### [Written instruction]
Locate the line that contains "Generate a web" and the line that contains "const yTicks = [0, 50, 100, 150, 200];". Copy both of them exactly, together with every line between them, and no others.

### [Listed records]
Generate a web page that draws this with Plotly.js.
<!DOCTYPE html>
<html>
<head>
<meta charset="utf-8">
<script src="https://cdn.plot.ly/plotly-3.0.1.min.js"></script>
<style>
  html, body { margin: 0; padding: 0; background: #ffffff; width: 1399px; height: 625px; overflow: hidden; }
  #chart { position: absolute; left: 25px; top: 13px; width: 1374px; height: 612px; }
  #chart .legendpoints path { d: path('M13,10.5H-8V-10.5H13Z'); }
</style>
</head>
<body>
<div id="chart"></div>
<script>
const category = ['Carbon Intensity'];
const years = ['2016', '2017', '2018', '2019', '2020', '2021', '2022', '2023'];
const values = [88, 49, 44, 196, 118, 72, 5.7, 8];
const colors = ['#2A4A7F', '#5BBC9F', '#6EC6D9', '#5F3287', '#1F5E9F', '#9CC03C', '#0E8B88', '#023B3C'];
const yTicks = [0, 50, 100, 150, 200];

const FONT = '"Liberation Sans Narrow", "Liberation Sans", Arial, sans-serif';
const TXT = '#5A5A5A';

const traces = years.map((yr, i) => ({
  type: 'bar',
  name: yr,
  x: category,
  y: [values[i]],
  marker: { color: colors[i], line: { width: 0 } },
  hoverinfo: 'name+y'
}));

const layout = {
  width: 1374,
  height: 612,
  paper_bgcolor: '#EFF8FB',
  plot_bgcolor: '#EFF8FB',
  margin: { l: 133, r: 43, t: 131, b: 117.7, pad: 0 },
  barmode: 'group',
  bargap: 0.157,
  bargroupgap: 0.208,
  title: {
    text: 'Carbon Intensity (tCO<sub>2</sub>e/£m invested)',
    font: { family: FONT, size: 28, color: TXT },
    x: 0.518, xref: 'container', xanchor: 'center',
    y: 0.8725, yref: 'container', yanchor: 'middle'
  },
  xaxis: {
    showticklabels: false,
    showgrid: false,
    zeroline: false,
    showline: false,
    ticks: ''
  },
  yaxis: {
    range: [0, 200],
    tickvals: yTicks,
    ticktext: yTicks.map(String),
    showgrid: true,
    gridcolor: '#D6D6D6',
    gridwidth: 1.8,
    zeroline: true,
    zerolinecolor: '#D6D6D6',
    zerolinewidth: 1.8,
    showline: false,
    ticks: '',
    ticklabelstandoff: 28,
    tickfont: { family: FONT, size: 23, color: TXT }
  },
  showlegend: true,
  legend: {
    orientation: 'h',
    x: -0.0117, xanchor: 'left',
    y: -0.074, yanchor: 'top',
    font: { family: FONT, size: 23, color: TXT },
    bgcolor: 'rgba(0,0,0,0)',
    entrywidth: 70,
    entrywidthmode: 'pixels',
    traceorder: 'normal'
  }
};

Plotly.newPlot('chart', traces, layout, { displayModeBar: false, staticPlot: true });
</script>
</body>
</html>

...

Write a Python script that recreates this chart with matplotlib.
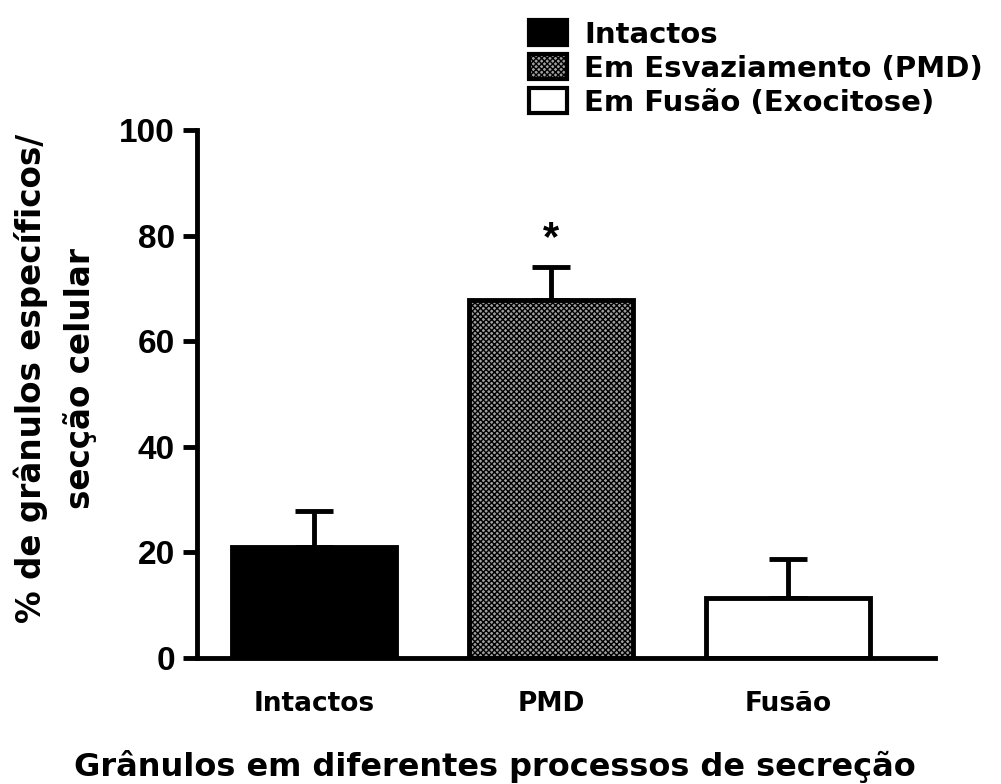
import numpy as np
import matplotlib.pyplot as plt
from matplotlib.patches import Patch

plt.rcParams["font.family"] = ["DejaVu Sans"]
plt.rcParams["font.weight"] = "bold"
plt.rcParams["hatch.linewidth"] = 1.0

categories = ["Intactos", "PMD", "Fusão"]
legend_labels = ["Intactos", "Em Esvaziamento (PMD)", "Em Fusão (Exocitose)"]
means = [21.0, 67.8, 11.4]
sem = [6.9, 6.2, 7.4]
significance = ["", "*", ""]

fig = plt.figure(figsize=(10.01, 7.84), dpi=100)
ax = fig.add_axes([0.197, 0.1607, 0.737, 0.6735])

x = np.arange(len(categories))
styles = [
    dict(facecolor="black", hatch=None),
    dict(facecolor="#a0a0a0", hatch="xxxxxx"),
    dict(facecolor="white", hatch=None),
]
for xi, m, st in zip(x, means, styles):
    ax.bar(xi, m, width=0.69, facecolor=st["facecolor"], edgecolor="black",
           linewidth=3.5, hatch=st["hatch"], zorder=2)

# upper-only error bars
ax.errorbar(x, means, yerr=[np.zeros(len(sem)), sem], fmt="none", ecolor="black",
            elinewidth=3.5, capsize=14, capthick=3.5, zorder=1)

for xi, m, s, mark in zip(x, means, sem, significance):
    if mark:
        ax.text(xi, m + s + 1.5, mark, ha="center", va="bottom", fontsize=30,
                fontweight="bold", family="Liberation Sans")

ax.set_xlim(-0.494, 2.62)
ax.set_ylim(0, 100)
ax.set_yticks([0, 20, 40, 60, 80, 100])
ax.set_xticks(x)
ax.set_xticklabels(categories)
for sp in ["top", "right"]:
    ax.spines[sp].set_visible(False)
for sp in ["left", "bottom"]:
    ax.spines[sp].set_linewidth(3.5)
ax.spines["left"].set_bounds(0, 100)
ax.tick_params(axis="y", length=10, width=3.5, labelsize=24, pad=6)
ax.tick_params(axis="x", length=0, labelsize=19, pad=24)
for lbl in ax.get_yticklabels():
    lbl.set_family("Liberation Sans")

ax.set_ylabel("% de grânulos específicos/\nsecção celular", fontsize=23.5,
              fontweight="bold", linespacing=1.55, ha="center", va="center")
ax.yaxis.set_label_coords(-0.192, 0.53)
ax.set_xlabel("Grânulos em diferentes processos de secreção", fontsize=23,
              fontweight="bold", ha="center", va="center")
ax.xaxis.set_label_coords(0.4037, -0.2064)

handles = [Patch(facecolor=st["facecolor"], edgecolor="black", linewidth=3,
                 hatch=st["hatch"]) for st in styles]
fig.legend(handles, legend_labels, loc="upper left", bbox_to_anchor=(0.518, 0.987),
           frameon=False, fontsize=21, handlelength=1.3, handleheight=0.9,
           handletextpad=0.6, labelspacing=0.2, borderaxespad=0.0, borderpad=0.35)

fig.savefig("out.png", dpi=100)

### [Task solution]
Generate a web page that draws this with Plotly.js.
<!DOCTYPE html>
<html>
<head>
<meta charset="utf-8">
<script src="https://cdn.plot.ly/plotly-3.0.1.min.js"></script>
<style>
  html, body { margin: 0; padding: 0; background: #ffffff; width: 1399px; height: 625px; overflow: hidden; }
  #chart { position: absolute; left: 25px; top: 13px; width: 1374px; height: 612px; }
  #chart .legendpoints path { d: path('M13,10.5H-8V-10.5H13Z'); }
</style>
</head>
<body>
<div id="chart"></div>
<script>
const category = ['Carbon Intensity'];
const years = ['2016', '2017', '2018', '2019', '2020', '2021', '2022', '2023'];
const values = [88, 49, 44, 196, 118, 72, 5.7, 8];
const colors = ['#2A4A7F', '#5BBC9F', '#6EC6D9', '#5F3287', '#1F5E9F', '#9CC03C', '#0E8B88', '#023B3C'];
const yTicks = [0, 50, 100, 150, 200];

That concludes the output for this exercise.